[whatwg] DOMTokenList is unordered but yet requires sorting

Mon Jul 27 20:52:17 PDT 2009

On Mon, Jul 27, 2009 at 8:24 PM, Sylvain Pasche<sylvain.pasche at gmail.com> wrote:
> On Tue, Jul 28, 2009 at 2:17 AM, Ian Hickson<ian at hixie.ch> wrote:
>> On Sun, 12 Jul 2009, Jonas Sicking wrote:
>>> >>
>>> >> Oh, I have forseen that. Is it really necessary to remove duplicates
>>> >> ? I imagine DOMTokenList to be similar to what can be achieved with a
>>> >> String.split(), but then it would be just more duplicate
>>> >> functionality.
>>> >
>>> > If we don't remove duplicates, then things like the .toggle() method
>>> > could have some quite weird effects.
>>>
>>> Such as?
>>
>> Such as .length changing by more than 1 after a call to .toggle().
>
> I guess that couldn't have happened, because .length counted only the
> unique tokens.
>
>>> I definitely think it'd be worth avoiding the code complexity and perf
>>> hit of having the implementation remove duplicates if they appear in the
>>> class attribute given how extremely rare duplicates are.
>>
>> Fair enough. I've made DOMTokenList not remove duplicates.
>
> ok, I realize now that this is about the duplicates in .length and item().
>
> By the way, preserving duplicates shouldn't be much code complexity if
> I'm not mistaken.

I take it you mean *removing* duplicates here, right?

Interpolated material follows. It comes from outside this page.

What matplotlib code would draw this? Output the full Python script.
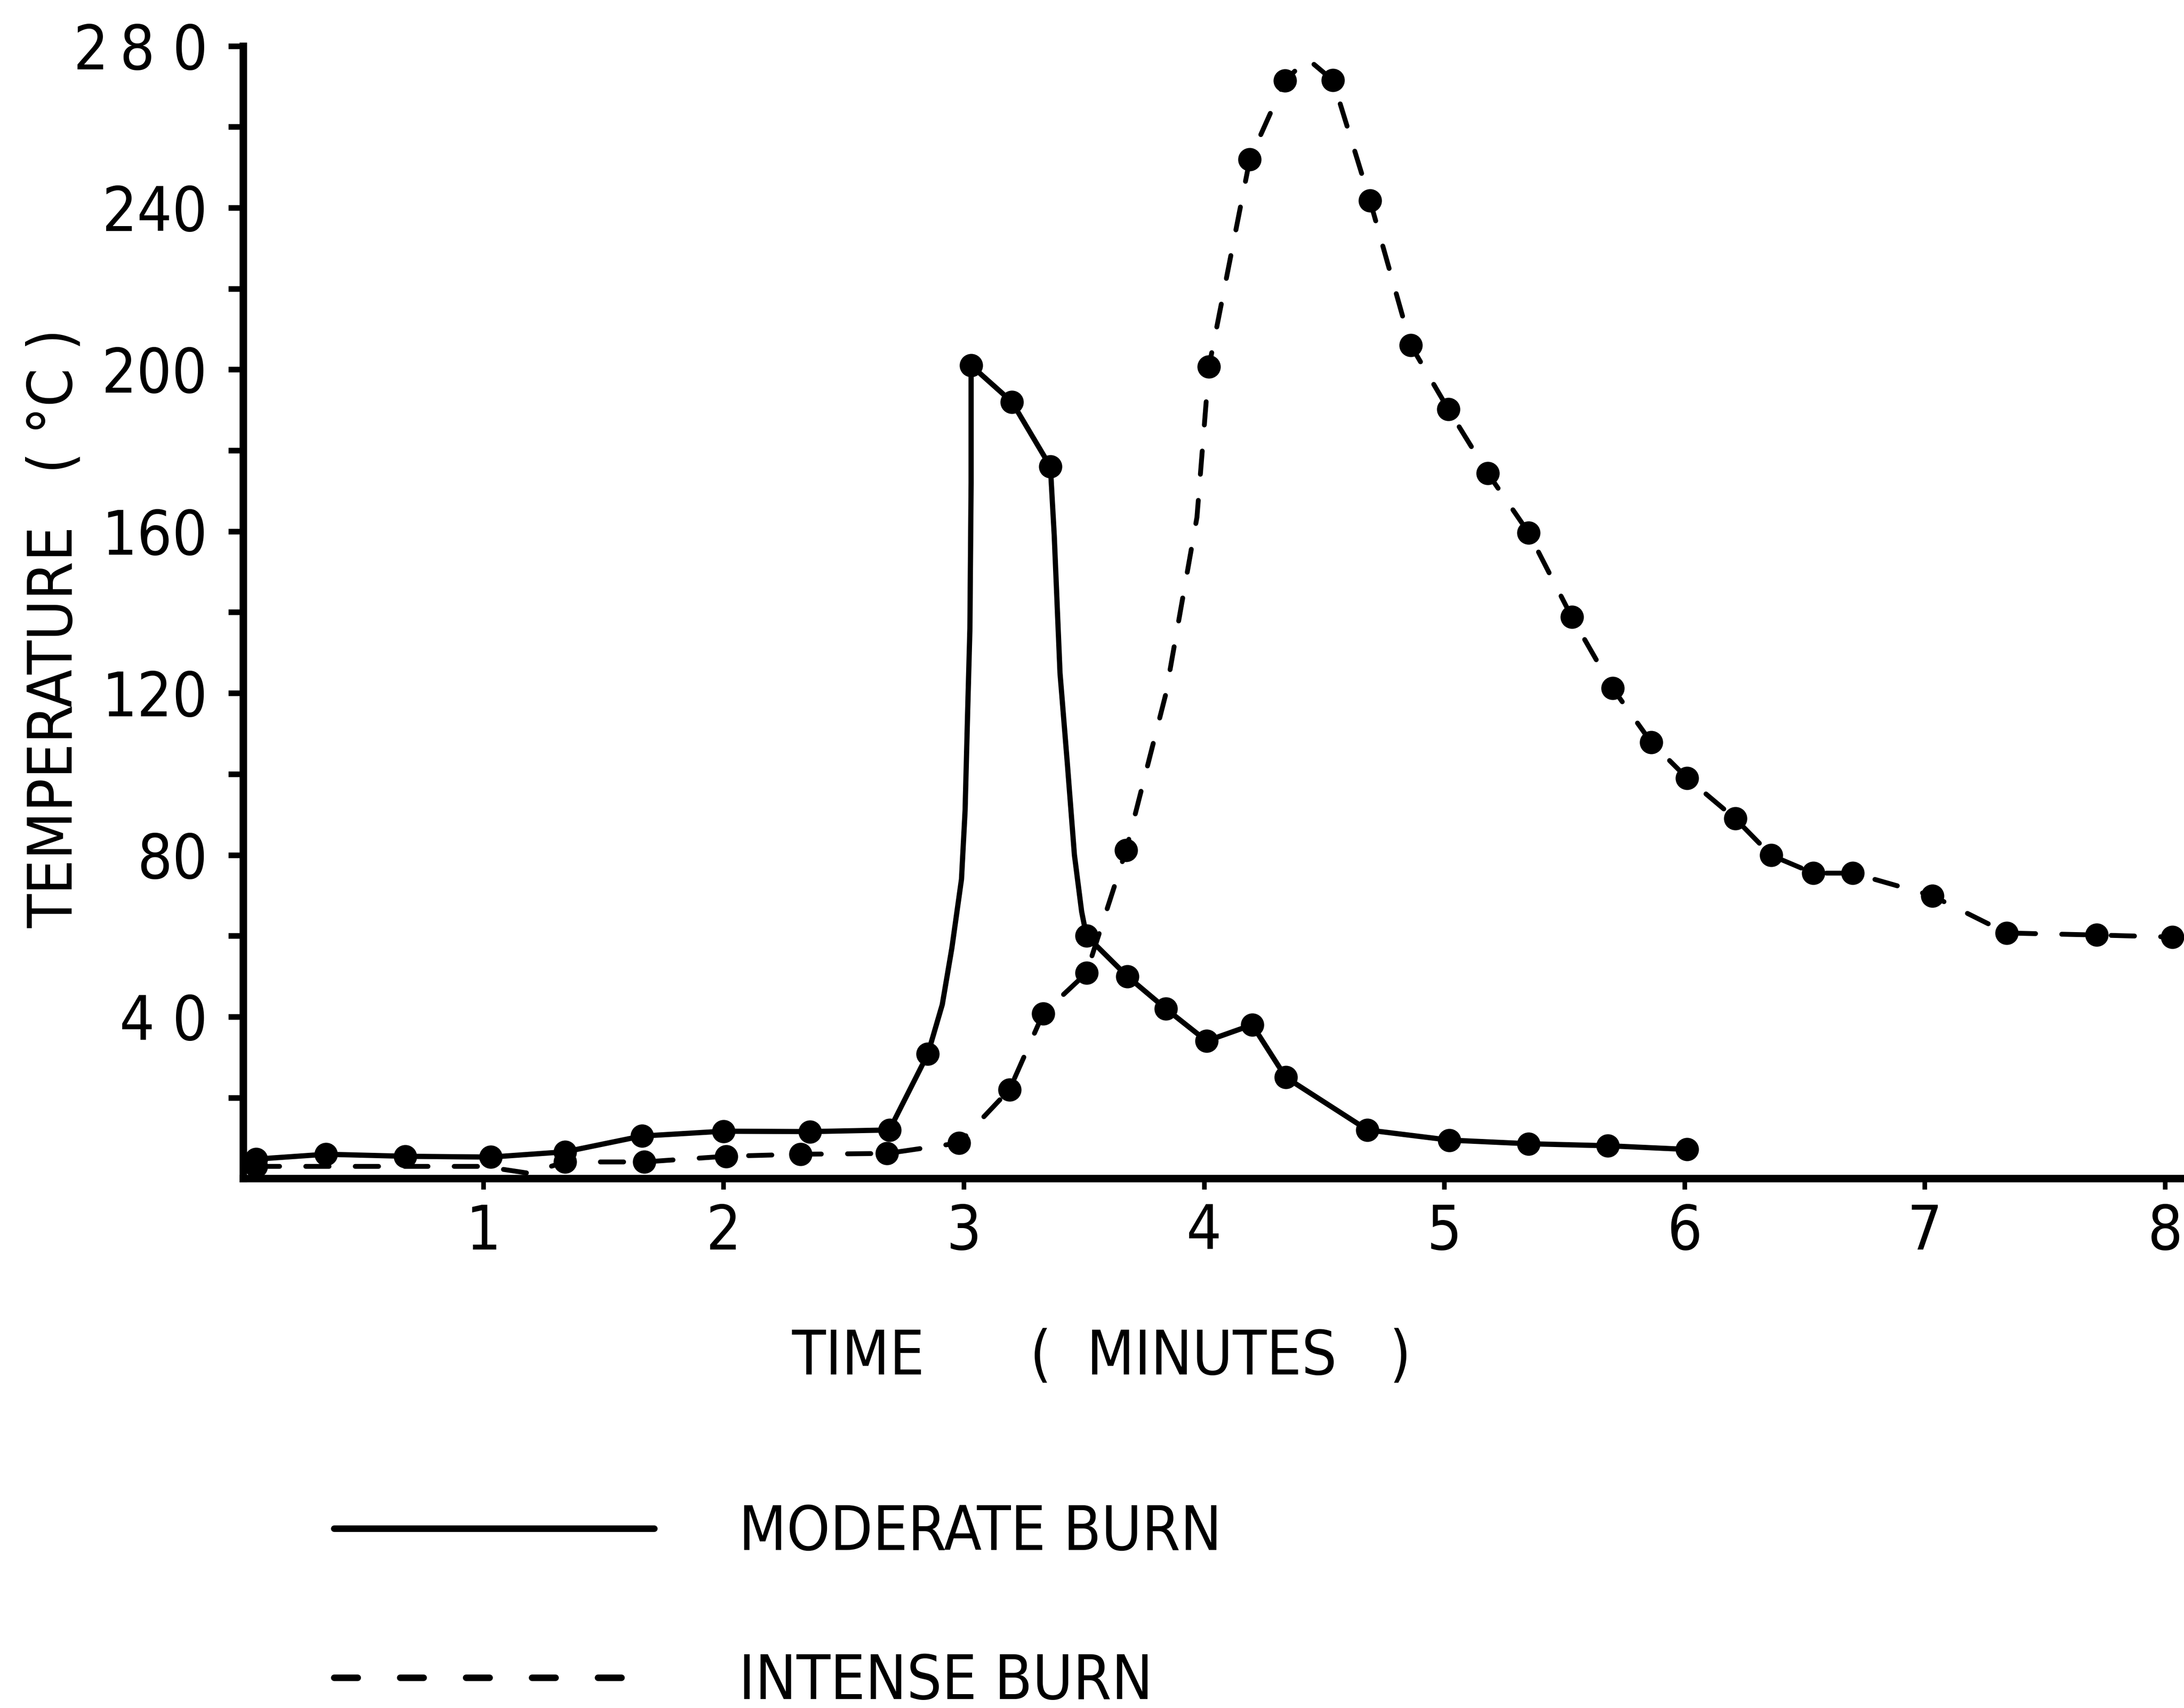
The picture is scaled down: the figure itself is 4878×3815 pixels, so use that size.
import os
import matplotlib
matplotlib.use("Agg")
import matplotlib.pyplot as plt
from matplotlib import font_manager
from matplotlib.font_manager import FontProperties
from matplotlib.lines import Line2D

# Moderate burn: measured points (dots) and the hand-drawn curve through them
moderate_t = [0.055, 0.345, 0.675, 1.03, 1.34, 1.66, 2.00, 2.36, 2.69, 2.85, 3.03, 3.20,
              3.36, 3.51, 3.68, 3.84, 4.01, 4.20, 4.34, 4.68, 5.02, 5.35, 5.68, 6.01]
moderate_temp = [4.8, 6.0, 5.5, 5.3, 6.6, 10.5, 11.7, 11.6, 12.0, 30.8, 201, 192,
                 176, 60, 50, 42, 34, 38, 25, 12, 9.5, 8.6, 8.1, 7.2]
moderate_curve_t = [0.055, 0.345, 0.675, 1.03, 1.34, 1.66, 2.00, 2.36, 2.69, 2.85, 2.91,
                    2.95, 2.99, 3.005, 3.015, 3.025, 3.03, 3.03, 3.20, 3.36, 3.376, 3.40,
                    3.43, 3.46, 3.49, 3.51, 3.68, 3.84, 4.01, 4.20, 4.34, 4.68, 5.02,
                    5.35, 5.68, 6.01]
moderate_curve_temp = [4.8, 6.0, 5.5, 5.3, 6.6, 10.5, 11.7, 11.6, 12.0, 30.8, 43,
                       57, 74, 91, 114, 136, 172, 201, 192, 176, 159, 125,
                       103, 80, 66, 60, 50, 42, 34, 38, 25, 12, 9.5,
                       8.6, 8.1, 7.2]

# Intense burn
intense_t = [0.055, 1.34, 1.67, 2.01, 2.32, 2.68, 2.98, 3.19, 3.33, 3.51, 3.675, 4.02,
             4.19, 4.336, 4.536, 4.69, 4.86, 5.016, 5.18, 5.35, 5.53, 5.70, 5.86, 6.01,
             6.21, 6.36, 6.535, 6.70, 7.03, 7.34, 7.715, 8.03]
intense_temp = [3.0, 4.1, 4.1, 5.5, 6.0, 6.2, 8.8, 22, 40.8, 50.8, 81.2, 200.7,
                252, 271.4, 271.5, 241.8, 206, 190.2, 174.4, 159.7, 138.8, 121.2, 107.9, 99,
                89, 79.9, 75.5, 75.5, 69.9, 60.7, 60.2, 59.7]
intense_curve_t = [0.055, 1.0, 1.19, 1.34, 1.67, 2.01, 2.32, 2.68, 2.98, 3.19, 3.33, 3.51,
                   3.675, 3.84, 3.97, 4.02, 4.19, 4.336, 4.43, 4.536, 4.69, 4.86, 5.016,
                   5.18, 5.35, 5.53, 5.70, 5.86, 6.01, 6.21, 6.36, 6.535, 6.70, 7.03,
                   7.34, 7.715, 8.03]
intense_curve_temp = [3.0, 3.0, 1.3, 4.1, 4.1, 5.5, 6.0, 6.2, 8.8, 22, 40.8, 50.8,
                      81.2, 119.7, 163.5, 200.7, 252, 271.4, 276.8, 271.5, 241.8, 206, 190.2,
                      174.4, 159.7, 138.8, 121.2, 107.9, 99, 89, 79.9, 75.5, 75.5, 69.9,
                      60.7, 60.2, 59.7]

x_ticks = [1, 2, 3, 4, 5, 6, 7, 8]
y_major = [40, 80, 120, 160, 200, 240, 280]
y_labels = ['4 0', '80', '120', '160', '200', '240', '2\u20098 0']
y_minor = [20, 60, 100, 140, 180, 220, 260]
legend_labels = ['MODERATE BURN', 'INTENSE BURN']


def narrow_font(size):
    # lettering is tall and narrow, so prefer any condensed sans that is installed
    wanted = ['LiberationSansNarrow-Regular', 'DejaVuSansCondensed.ttf',
              'NotoSans-Condensed.ttf', 'OpenSans-Condensed', 'RobotoCondensed-Regular']
    files = [f.fname for f in font_manager.fontManager.ttflist]
    for key in wanted:
        for fn in files:
            if key in os.path.basename(fn):
                return FontProperties(fname=fn, size=size), True
    return FontProperties(family='DejaVu Sans', size=size), False


fp, is_narrow = narrow_font(33)
if not is_narrow:
    fp.set_size(28)

fig = plt.figure(figsize=(4878 / 300, 3815 / 300), dpi=300)
ax = fig.add_axes([0.1113, 0.310, 0.8887, 0.6631])

line_kw = dict(color='black', solid_capstyle='round', solid_joinstyle='round',
               dash_capstyle='round')
ax.plot(moderate_curve_t, moderate_curve_temp, lw=2.8, ls='-', **line_kw)
ax.plot(intense_curve_t, intense_curve_temp, lw=2.6, ls=(0, (4.8, 5.4)), **line_kw)
ax.plot(moderate_t, moderate_temp, 'o', ms=11.5, color='black')
ax.plot(intense_t, intense_temp, 'o', ms=11.5, color='black')

ax.set_xlim(0, 8.078)
ax.set_ylim(0, 280)
ax.spines['top'].set_visible(False)
ax.spines['right'].set_visible(False)
for side in ('left', 'bottom'):
    ax.spines[side].set_linewidth(4)

ax.set_xticks(x_ticks)
ax.set_xticklabels([str(v) for v in x_ticks], fontproperties=fp)
ax.set_yticks(y_major)
ax.set_yticklabels(y_labels, fontproperties=fp)
ax.set_yticks(y_minor, minor=True)
ax.tick_params(axis='x', direction='out', length=6, width=2.5, pad=7)
ax.tick_params(axis='y', which='both', direction='out', length=8, width=3, pad=11)

ax.set_xlabel('TIME      (  MINUTES   )', fontproperties=fp)
ax.xaxis.set_label_coords(0.4422, -0.1315)
ax.set_ylabel('TEMPERATURE   ( °C )', fontproperties=fp)
ax.yaxis.set_label_coords(-0.0814, 0.4856)

handles = [Line2D([], [], color='black', lw=3.5, ls='-', solid_capstyle='round'),
           Line2D([], [], color='black', lw=3.5, ls=(0, (3.6, 6.5)), dash_capstyle='round')]
fig.legend(handles, legend_labels, loc='upper left', bbox_to_anchor=(0.153, 0.1197),
           frameon=False, borderpad=0, borderaxespad=0, handlelength=5.2,
           handletextpad=1.37, labelspacing=1.45, prop=fp)

fig.savefig('out.png', dpi=300)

> The only required code change would be to use a hashset when parsing
> the attribute in order to only insert unique tokens in the token
> vector. Then DOMTokenList.length would return the token vector length
> and .item() get the token by index. I don't think anything actually
> depends on keeping duplicate tokens in the token vector. Then there
> would be a small perf hit when parsing attributes with more than one
> token.

It's certainly doable to do this at the time when the token-list is
parsed. However given how extremely rare duplicated classnames are (I
can't recall ever seeing it in a real page), I think any code spent on
dealing with it is a waste.

>> On Mon, 13 Jul 2009, Jonas Sicking wrote:
>>>
>>> I do agree that the spec seems to go extraordinary far to not touch
>>> whitespace. Normalizing whitespace when parsing is a bad idea, but once
>>> the user modifies the DOMTokenList, I don't see a lot of value in
>>> maintaining whitespace exactly as it was.
>>>
>>> Ian: What is the reason for the fairly complicated code to deal with
>>> removals? At least in Gecko it would be much simpler to just regenerate
>>> the string completely. That way generating the string-value could just
>>> be dropped on modifications, and regenerated lazily when requested.
>>
>> In general, I try to be as conservative as possible in making changes to
>> the DOM. Are the algorithms really as complicated as you're making out?
>> They seem pretty trivial to me.
>
> The remove() algorithm is about 50 lines with whitespace and comments.
> After all, that's not a big cost and I guess that preserving
> whitespace may be closer to what DOMTokenList API consumers would
> expect.

The code would be 7 lines if we didn't need to preserve whitespace:

nsAttrValue newAttr(aAttr);
newAttr->ResetMiscAtomOrString();
nsCOMPtr<nsIAtom> atom = do_GetAtom(aToken);
while (newAttr->GetAtomArrayValue().RemoveElement(atom));
nsAutoString newValue;
newAttr.ToString(newValue);
mElement->SetAttr(...);

If you spent a few more lines of code you could even avoid serializing
the token-list and call SetAttrAndNotify instead of SetAttr.

/ Jonas